**RAW DATA**
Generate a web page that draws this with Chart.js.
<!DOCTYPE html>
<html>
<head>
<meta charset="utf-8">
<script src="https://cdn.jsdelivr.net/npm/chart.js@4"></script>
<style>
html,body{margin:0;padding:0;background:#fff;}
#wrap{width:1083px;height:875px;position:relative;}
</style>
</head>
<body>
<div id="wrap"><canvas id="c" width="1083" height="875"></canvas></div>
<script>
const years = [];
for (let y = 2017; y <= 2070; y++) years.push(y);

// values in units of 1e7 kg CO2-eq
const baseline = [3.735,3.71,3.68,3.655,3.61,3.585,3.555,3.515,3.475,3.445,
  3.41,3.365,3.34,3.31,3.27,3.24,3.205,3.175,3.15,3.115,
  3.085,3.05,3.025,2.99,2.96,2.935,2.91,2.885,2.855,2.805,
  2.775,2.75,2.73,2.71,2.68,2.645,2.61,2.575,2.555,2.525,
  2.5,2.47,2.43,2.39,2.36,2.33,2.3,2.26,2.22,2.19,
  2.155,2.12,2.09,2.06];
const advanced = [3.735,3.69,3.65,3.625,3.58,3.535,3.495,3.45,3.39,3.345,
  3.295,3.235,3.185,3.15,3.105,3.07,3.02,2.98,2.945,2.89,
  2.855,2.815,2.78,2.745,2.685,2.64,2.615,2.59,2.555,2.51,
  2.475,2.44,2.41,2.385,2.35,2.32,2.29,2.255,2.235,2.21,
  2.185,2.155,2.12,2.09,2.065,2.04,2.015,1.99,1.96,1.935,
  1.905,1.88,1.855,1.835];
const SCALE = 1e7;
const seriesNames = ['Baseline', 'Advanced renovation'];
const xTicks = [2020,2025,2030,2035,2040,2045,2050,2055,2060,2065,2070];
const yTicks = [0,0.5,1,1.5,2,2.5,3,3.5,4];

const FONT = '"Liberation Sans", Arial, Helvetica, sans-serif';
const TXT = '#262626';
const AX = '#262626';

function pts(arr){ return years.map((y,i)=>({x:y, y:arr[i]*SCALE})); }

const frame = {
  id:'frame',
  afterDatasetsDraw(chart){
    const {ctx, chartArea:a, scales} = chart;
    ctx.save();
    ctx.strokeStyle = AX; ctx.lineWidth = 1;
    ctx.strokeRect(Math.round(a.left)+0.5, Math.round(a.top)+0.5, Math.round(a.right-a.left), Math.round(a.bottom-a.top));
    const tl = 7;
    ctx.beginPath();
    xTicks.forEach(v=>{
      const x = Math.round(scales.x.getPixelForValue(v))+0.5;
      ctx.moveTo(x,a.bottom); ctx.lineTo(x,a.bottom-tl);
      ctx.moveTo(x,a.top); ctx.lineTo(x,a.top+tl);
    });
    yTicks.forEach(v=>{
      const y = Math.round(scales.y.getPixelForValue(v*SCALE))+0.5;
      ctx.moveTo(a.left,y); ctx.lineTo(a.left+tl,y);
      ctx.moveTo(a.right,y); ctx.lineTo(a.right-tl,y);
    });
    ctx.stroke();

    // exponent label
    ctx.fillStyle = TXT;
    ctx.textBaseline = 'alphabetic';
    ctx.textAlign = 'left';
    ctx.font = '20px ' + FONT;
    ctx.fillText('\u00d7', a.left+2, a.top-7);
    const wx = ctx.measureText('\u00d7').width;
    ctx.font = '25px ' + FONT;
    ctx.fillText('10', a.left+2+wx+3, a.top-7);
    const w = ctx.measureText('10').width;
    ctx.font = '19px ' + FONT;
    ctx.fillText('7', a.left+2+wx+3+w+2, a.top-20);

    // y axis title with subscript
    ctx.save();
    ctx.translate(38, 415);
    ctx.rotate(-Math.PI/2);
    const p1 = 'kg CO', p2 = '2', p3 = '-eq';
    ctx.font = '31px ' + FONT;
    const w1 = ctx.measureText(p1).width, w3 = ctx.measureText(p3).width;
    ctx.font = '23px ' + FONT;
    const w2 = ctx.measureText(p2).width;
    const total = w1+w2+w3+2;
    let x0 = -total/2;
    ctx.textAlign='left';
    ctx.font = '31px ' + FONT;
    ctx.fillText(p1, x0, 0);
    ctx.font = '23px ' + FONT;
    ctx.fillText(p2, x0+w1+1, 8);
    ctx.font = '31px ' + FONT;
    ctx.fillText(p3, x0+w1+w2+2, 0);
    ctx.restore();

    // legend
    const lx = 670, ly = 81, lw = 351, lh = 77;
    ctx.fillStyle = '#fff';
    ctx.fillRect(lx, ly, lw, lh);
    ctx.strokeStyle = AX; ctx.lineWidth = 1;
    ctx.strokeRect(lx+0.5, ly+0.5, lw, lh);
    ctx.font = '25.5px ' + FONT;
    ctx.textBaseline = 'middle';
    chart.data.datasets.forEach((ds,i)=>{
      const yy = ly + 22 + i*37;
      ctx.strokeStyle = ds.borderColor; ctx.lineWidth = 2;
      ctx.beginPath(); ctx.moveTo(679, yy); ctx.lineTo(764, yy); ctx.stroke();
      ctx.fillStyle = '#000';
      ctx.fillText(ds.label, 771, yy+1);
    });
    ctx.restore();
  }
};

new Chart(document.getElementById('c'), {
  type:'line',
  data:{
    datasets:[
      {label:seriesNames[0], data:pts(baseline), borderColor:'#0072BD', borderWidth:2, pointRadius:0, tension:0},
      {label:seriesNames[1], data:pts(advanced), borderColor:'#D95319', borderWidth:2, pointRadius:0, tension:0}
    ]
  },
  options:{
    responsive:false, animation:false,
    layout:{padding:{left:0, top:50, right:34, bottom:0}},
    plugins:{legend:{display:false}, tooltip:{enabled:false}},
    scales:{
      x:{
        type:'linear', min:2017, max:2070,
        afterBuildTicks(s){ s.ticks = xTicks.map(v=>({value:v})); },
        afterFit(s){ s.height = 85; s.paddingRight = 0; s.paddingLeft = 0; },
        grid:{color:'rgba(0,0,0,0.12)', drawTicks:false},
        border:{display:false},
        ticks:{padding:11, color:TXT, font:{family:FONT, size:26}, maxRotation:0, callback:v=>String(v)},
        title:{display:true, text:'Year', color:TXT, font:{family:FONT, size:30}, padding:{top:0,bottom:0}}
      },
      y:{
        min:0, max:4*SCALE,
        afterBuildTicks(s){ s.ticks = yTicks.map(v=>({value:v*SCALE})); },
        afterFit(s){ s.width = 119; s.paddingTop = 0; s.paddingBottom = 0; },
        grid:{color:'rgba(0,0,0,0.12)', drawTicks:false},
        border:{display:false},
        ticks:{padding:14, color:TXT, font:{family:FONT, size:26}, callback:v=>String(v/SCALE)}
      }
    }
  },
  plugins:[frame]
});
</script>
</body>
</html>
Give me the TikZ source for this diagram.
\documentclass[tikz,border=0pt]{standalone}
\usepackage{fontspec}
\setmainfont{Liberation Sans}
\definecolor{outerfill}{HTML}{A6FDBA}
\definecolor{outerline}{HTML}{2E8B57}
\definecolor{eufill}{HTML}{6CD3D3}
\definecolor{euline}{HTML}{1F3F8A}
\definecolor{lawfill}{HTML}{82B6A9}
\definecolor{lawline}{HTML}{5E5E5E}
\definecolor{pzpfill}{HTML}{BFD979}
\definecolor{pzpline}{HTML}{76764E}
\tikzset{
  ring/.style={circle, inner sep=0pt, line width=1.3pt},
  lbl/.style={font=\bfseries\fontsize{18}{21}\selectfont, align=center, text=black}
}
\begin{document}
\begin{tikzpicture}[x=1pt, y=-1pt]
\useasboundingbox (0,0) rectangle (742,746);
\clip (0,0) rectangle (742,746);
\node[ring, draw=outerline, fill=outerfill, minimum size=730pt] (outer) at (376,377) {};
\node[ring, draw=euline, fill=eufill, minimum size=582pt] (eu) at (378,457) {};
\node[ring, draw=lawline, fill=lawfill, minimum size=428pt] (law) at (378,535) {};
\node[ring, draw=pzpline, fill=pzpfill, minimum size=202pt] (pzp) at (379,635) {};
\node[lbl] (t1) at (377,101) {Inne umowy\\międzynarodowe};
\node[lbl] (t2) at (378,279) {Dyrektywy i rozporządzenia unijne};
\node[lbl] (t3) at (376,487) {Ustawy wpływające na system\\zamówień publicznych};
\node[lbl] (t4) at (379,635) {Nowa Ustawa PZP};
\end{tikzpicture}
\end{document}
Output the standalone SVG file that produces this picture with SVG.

**EXERCISE DETAILS**
Reproduce exactly, please, only the lines from the start of the data above to the line that contains "for (let y = 2017;", with both ends kept.

**RESULT BELOW**
Generate a web page that draws this with Chart.js.
<!DOCTYPE html>
<html>
<head>
<meta charset="utf-8">
<script src="https://cdn.jsdelivr.net/npm/chart.js@4"></script>
<style>
html,body{margin:0;padding:0;background:#fff;}
#wrap{width:1083px;height:875px;position:relative;}
</style>
</head>
<body>
<div id="wrap"><canvas id="c" width="1083" height="875"></canvas></div>
<script>
const years = [];
for (let y = 2017; y <= 2070; y++) years.push(y);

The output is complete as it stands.